In the listing below, locate the line containing "Write a LaTeX" and the line containing "at (11.76, 14.63)". Output both of them and every line between, exactly as written, and nothing more.

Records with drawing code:
• • • • • • •

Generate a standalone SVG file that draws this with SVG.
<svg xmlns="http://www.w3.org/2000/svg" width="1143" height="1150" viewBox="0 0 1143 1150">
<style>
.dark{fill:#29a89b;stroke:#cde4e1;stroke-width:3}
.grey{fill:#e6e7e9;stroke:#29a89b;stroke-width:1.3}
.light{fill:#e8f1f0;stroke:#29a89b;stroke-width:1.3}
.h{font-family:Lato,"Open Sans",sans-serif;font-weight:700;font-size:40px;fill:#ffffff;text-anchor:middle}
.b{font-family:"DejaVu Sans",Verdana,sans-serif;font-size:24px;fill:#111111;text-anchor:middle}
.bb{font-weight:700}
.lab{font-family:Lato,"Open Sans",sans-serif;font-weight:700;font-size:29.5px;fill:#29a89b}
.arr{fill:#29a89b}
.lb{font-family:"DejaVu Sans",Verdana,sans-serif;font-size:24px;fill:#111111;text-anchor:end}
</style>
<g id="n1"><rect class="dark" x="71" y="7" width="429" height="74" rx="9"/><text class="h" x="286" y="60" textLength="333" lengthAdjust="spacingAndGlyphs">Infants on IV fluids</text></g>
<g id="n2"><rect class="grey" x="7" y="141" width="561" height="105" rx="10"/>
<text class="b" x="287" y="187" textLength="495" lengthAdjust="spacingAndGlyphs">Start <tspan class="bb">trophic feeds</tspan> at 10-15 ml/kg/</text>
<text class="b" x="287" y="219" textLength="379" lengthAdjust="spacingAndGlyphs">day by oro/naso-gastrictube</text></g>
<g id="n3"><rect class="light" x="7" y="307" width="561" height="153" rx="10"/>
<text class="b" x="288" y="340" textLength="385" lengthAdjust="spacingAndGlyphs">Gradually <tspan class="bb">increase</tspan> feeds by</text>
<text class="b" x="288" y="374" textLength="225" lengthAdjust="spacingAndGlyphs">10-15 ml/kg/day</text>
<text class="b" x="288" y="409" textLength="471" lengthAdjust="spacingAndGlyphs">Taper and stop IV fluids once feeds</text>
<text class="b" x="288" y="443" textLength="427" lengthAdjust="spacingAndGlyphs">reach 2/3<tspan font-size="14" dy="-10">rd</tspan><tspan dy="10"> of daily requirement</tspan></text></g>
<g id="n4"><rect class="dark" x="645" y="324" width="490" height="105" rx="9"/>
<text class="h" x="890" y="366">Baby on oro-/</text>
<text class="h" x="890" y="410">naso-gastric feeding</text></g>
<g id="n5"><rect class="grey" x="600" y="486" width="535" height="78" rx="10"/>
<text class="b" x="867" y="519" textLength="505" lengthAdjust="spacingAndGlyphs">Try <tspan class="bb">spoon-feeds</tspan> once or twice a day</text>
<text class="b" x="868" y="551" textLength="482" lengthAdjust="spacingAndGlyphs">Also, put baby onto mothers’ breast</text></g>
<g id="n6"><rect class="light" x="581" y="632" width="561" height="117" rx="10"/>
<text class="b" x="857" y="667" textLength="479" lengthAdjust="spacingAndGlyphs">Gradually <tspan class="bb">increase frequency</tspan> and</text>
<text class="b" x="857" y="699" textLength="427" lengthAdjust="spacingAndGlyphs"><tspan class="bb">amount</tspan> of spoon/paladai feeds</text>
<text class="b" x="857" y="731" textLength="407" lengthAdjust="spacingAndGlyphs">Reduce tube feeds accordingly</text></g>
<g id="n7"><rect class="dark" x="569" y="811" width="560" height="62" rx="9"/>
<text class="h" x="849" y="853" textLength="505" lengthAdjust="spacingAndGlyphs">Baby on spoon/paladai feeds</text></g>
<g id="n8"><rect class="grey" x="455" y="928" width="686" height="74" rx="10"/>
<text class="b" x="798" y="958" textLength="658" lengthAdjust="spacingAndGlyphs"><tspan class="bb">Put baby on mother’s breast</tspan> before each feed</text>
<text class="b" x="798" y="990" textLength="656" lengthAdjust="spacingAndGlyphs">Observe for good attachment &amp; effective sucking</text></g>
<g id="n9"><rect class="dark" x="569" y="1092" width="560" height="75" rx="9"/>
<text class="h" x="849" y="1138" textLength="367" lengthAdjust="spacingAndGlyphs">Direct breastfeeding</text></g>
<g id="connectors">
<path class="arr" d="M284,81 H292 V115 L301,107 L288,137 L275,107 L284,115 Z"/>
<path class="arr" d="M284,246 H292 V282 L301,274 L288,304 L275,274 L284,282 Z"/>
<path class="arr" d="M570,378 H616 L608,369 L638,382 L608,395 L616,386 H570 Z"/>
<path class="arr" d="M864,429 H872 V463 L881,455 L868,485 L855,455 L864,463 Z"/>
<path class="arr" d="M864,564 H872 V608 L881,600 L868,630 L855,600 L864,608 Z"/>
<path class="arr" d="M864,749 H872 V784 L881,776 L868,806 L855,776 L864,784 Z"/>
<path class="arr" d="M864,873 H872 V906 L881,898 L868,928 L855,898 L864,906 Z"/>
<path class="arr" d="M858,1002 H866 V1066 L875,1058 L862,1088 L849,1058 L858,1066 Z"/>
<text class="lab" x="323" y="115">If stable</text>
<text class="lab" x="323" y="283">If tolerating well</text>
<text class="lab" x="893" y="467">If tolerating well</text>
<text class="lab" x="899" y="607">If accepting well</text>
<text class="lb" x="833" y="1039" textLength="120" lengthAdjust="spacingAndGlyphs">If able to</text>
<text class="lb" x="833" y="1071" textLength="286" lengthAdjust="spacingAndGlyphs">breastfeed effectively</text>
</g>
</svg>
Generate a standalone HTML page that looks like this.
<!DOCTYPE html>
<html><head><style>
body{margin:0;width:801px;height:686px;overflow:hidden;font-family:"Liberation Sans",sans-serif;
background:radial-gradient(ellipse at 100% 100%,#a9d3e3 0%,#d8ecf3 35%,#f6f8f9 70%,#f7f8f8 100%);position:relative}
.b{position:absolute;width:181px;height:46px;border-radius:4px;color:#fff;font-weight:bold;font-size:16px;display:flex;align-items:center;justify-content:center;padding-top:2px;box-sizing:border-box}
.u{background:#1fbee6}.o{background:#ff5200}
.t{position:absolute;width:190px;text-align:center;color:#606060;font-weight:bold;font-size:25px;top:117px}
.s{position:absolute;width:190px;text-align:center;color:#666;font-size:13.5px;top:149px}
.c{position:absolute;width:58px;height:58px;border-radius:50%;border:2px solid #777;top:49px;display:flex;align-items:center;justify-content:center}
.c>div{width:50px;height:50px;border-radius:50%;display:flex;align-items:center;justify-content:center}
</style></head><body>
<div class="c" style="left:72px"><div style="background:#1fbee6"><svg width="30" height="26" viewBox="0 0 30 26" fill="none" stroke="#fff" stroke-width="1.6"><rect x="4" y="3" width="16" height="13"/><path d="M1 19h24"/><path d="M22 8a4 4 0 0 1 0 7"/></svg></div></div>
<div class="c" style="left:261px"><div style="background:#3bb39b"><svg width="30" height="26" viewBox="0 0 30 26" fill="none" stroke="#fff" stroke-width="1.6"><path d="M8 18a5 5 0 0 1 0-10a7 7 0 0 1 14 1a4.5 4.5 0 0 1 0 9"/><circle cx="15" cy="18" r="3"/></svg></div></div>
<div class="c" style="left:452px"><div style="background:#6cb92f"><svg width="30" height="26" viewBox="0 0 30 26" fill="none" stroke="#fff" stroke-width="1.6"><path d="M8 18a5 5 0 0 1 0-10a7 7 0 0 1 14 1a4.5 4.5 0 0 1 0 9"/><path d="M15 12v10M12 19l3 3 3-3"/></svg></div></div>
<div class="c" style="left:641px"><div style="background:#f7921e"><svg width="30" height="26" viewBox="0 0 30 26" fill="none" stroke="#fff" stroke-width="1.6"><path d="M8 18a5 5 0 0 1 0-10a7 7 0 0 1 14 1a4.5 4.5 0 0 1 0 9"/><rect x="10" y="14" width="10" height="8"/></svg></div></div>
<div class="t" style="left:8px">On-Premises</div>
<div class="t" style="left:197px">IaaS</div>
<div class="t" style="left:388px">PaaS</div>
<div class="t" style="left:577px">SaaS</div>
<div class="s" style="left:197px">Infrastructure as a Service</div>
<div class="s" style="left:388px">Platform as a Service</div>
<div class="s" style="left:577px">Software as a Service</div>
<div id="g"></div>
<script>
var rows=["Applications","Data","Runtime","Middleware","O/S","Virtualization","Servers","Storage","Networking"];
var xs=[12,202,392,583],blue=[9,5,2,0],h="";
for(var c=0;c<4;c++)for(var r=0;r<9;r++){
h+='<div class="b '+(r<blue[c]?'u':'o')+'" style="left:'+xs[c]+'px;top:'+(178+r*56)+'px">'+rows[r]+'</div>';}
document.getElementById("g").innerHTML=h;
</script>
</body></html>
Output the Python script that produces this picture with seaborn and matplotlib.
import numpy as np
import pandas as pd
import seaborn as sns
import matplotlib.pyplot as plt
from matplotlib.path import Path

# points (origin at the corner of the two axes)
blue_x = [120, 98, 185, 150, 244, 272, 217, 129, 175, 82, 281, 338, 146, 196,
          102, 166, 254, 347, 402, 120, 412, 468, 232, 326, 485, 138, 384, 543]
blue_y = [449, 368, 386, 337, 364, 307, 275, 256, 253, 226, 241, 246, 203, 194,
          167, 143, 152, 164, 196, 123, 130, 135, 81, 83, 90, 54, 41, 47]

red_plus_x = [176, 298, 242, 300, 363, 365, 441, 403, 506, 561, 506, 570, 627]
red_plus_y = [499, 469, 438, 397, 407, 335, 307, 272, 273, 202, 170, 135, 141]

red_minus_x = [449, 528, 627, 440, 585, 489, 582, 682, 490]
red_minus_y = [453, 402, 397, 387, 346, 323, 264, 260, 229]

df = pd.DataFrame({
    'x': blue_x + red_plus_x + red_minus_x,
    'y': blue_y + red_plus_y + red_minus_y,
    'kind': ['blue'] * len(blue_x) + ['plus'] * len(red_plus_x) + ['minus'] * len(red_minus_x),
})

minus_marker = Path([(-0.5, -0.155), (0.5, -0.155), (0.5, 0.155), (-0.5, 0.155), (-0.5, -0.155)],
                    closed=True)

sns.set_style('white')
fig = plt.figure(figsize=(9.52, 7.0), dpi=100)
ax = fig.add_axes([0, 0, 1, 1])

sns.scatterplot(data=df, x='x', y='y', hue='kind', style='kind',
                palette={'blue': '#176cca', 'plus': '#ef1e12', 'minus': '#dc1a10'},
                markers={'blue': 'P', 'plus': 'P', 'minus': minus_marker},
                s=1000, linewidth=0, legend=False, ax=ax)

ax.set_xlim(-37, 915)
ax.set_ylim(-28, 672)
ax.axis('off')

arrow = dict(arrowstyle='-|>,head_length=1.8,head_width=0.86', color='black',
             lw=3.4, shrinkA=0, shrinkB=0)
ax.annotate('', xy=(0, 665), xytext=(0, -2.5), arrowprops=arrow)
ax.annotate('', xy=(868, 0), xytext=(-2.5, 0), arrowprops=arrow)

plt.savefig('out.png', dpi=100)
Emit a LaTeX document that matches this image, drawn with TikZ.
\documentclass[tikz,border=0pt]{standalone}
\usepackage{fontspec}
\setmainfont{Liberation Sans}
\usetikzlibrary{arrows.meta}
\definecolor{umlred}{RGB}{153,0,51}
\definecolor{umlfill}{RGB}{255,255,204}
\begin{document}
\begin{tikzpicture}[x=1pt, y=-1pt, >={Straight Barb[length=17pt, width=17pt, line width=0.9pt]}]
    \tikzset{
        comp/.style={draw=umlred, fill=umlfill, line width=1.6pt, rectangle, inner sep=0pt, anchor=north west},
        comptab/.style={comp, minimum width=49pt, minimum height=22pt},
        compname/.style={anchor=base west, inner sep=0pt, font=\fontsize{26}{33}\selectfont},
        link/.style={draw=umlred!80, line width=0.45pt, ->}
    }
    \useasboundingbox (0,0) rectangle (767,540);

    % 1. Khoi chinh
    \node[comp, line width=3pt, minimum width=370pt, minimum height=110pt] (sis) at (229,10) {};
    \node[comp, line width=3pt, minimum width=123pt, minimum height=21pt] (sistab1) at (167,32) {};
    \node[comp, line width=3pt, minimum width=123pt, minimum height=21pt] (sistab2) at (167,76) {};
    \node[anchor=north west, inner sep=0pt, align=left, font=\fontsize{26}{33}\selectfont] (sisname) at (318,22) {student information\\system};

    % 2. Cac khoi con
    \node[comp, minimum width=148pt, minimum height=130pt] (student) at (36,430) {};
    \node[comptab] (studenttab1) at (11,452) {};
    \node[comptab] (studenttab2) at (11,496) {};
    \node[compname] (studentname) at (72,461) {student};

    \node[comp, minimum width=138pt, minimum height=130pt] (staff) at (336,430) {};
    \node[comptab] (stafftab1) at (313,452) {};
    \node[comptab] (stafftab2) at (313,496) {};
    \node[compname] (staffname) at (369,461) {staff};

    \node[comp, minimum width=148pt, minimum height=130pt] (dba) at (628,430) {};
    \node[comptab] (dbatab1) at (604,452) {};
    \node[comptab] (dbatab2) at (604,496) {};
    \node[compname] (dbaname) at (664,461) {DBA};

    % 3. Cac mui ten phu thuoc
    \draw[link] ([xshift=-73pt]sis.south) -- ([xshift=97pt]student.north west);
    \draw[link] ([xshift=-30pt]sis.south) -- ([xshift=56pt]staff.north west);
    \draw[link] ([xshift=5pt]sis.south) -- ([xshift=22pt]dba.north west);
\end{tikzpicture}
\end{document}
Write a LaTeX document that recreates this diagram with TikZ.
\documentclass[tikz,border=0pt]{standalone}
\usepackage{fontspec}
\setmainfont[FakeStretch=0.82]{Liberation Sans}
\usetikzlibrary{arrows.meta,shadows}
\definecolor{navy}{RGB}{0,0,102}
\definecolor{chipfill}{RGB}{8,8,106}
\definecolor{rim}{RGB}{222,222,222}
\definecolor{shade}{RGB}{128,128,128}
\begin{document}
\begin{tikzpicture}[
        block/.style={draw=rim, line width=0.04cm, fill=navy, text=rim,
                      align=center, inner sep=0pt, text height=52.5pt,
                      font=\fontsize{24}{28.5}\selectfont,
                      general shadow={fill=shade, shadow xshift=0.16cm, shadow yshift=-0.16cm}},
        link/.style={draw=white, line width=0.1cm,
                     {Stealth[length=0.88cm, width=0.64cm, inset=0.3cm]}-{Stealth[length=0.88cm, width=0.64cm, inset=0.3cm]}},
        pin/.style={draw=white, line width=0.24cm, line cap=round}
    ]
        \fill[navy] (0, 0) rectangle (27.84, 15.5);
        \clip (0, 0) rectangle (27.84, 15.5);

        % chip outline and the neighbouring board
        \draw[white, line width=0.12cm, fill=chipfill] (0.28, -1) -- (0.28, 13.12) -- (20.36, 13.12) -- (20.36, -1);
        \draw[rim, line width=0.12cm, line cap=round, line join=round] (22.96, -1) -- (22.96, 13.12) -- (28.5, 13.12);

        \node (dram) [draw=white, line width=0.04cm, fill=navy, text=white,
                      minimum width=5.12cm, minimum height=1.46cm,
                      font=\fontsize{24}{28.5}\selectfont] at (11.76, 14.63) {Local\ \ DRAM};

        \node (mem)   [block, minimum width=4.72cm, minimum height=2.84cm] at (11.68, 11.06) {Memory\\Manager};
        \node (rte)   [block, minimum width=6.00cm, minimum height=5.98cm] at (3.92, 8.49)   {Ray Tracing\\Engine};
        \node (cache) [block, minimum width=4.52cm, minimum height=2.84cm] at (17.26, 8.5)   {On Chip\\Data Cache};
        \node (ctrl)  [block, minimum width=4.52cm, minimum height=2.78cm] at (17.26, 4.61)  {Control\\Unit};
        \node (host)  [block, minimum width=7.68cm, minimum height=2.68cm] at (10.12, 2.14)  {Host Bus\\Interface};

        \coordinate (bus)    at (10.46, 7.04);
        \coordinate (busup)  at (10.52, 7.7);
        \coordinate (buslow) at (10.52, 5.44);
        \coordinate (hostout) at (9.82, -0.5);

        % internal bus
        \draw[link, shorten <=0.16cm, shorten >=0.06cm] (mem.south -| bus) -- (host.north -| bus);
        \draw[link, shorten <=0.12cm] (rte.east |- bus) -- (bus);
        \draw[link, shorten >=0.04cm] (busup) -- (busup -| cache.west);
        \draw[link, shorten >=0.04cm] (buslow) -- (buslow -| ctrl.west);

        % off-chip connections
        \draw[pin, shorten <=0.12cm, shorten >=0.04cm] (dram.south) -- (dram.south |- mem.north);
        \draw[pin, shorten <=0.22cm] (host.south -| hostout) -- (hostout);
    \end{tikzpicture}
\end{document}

• • • • • • •

**SOLUTION TO THIS PROBLEM:**
Write a LaTeX document that recreates this diagram with TikZ.
\documentclass[tikz,border=0pt]{standalone}
\usepackage{fontspec}
\setmainfont[FakeStretch=0.82]{Liberation Sans}
\usetikzlibrary{arrows.meta,shadows}
\definecolor{navy}{RGB}{0,0,102}
\definecolor{chipfill}{RGB}{8,8,106}
\definecolor{rim}{RGB}{222,222,222}
\definecolor{shade}{RGB}{128,128,128}
\begin{document}
\begin{tikzpicture}[
        block/.style={draw=rim, line width=0.04cm, fill=navy, text=rim,
                      align=center, inner sep=0pt, text height=52.5pt,
                      font=\fontsize{24}{28.5}\selectfont,
                      general shadow={fill=shade, shadow xshift=0.16cm, shadow yshift=-0.16cm}},
        link/.style={draw=white, line width=0.1cm,
                     {Stealth[length=0.88cm, width=0.64cm, inset=0.3cm]}-{Stealth[length=0.88cm, width=0.64cm, inset=0.3cm]}},
        pin/.style={draw=white, line width=0.24cm, line cap=round}
    ]
        \fill[navy] (0, 0) rectangle (27.84, 15.5);
        \clip (0, 0) rectangle (27.84, 15.5);

        % chip outline and the neighbouring board
        \draw[white, line width=0.12cm, fill=chipfill] (0.28, -1) -- (0.28, 13.12) -- (20.36, 13.12) -- (20.36, -1);
        \draw[rim, line width=0.12cm, line cap=round, line join=round] (22.96, -1) -- (22.96, 13.12) -- (28.5, 13.12);

        \node (dram) [draw=white, line width=0.04cm, fill=navy, text=white,
                      minimum width=5.12cm, minimum height=1.46cm,
                      font=\fontsize{24}{28.5}\selectfont] at (11.76, 14.63) {Local\ \ DRAM};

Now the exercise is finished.